The closest that Bell ever comes to addressing this issue is when he says (p. 182):

Many have heard the gospel framed in terms of rescue. God has to punish sinners, because God is holy, but Jesus has paid the price for our sin, and so we can have eternal life. However true or untrue that is technically or theologically, what it can do is subtly teach people that Jesus rescues us from God.

Jesus does not rescue us from God, he rescues us from the consequences of our rebellion against God. Bell certainly acknowledges that there are consequences to our rebellion against God. He is eloquent in characterizing the brokenness in the here-and-now that results from our turning from God’s way to our own way. What he fails to appreciate is that these consequences, because they are offenses against a God who is eternal, are eternal consequences.

In Bell’s theology the judgment of God and the cross of Christ are present, but marginalized. For him the judgment of God is always for the purposes of reconciliation and transformation (ch. 3). Indeed, sometimes it is. But not always. And when Bell treats the cross in chapter 5 he ends by reducing the cross to a metaphor for the fact that Jesus is “where the life is” (p. 129). As he later says, “It’s a reminder, a sign, a glimpse, an icon that allows us to tap into our deepest longings to be part of a new creation” (p. 138). Indeed, given his neglect of the justice of God, it is difficult to imagine what else he could say of them. And that, in the final analysis, marks the poverty of his book.

I said at the outset that I was struck by the extensive use of emotional appeal in Love Wins. Having worked through the book in  detail I am struck by one further thing: how superficial it all is. Bell jumps quickly from one idea to another with little more than a “What about this?” and a “What about that?” No Bible passage is treated in detail. No idea is explored in depth. Moreover, there is hardly a single new thought in the book. Others have argued that heaven and hell are descriptions of this life only. Others have argued that in the end all mankind will be saved. Others have reduced God’s character to a monochromatic ‘love’. Virtually everything in the book has been said better, if less energetically, by others.

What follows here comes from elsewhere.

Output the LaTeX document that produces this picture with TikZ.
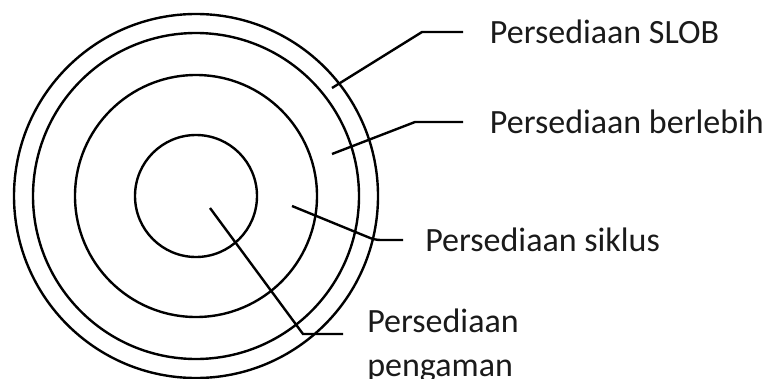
\documentclass[tikz,border=0pt]{standalone}
\usepackage{fontspec}
\setmainfont{Carlito}
\usetikzlibrary{positioning}
\definecolor{ringInk}{HTML}{000000}
\definecolor{labelInk}{HTML}{1A1A1A}
\tikzset{
  every picture/.style={font=\fontsize{25.5}{32.5}\selectfont, text=labelInk},
  ring line/.style={draw=ringInk, line width=1.8pt},
  leader line/.style={draw=ringInk, line width=1.8pt},
  layer label/.style={inner sep=0pt, anchor=west}
}

\begin{document}
\begin{tikzpicture}[x=0.75pt,y=-0.75pt]
  \useasboundingbox (0,0) rectangle (773,378);
  \coordinate (ctr) at (196,196);
  \foreach \r in {182,163,121,61}{
    \draw[ring line] (ctr) circle[radius=\r];
  }
  % leader points
  \coordinate (slobIn) at (332,88);
  \coordinate (slobBend) at (422,32);
  \coordinate (slobEnd) at (463,32);
  \coordinate (excessIn) at (332,154);
  \coordinate (excessBend) at (415,122);
  \coordinate (excessEnd) at (463,122);
  \coordinate (cycleIn) at (292,206);
  \coordinate (cycleBend) at (375,240);
  \coordinate (cycleEnd) at (403,240);
  \coordinate (safeIn) at (210,208);
  \coordinate (safeBend) at (303,334);
  \coordinate (safeEnd) at (343,334);
  % labels
  \node[layer label, right=20pt of slobEnd] (slob) {Persediaan SLOB};
  \node[layer label, right=20pt of excessEnd] (excess) {Persediaan berlebih};
  \node[layer label, right=16.5pt of cycleEnd] (cycle) {Persediaan siklus};
  \node[layer label, anchor=north west, align=left] (safety)
    at ([xshift=18pt,yshift=18.75pt]safeEnd) {Persediaan\\pengaman};
  \draw[leader line] (slobIn) -- (slobBend) -- (slobEnd);
  \draw[leader line] (excessIn) -- (excessBend) -- (excessEnd);
  \draw[leader line, rounded corners=4pt] (cycleIn) -- (cycleBend) -- (cycleEnd);
  \draw[leader line] (safeIn) -- (safeBend) -- (safeEnd);
\end{tikzpicture}
\end{document}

In the end, I find that I do not quite know what to think of the author. Either Rob Bell is the Joel Osteen of liberal American Christianity or he is a well-intentioned but sadly confused man struggling against the worst excesses of his American evangelical background. I should prefer to think of him as well-intentioned but sadly confused. Along the way he He says much that is good and true, but the true things are mostly part-truths and the good things are seldom connected to the biblical narrative as a whole, so that the way to which Bell points ultimately leads nowhere. The core message of the book ends up being no more profound that a bumper sticker motto: “Smile, God Loves You. Have a Nice Day.” Love Wins is a sad little book whose commercial success says more about the poverty of spiritual discourse in contemporary America than it says about “heaven, hell and the fate of every person who ever lived.” And that is perhaps its greatest disappointment.

Dr. David Adams is Associate Professor of Exegetical Theology at Concordia Seminary. He is currently working on a commentary on Genesis.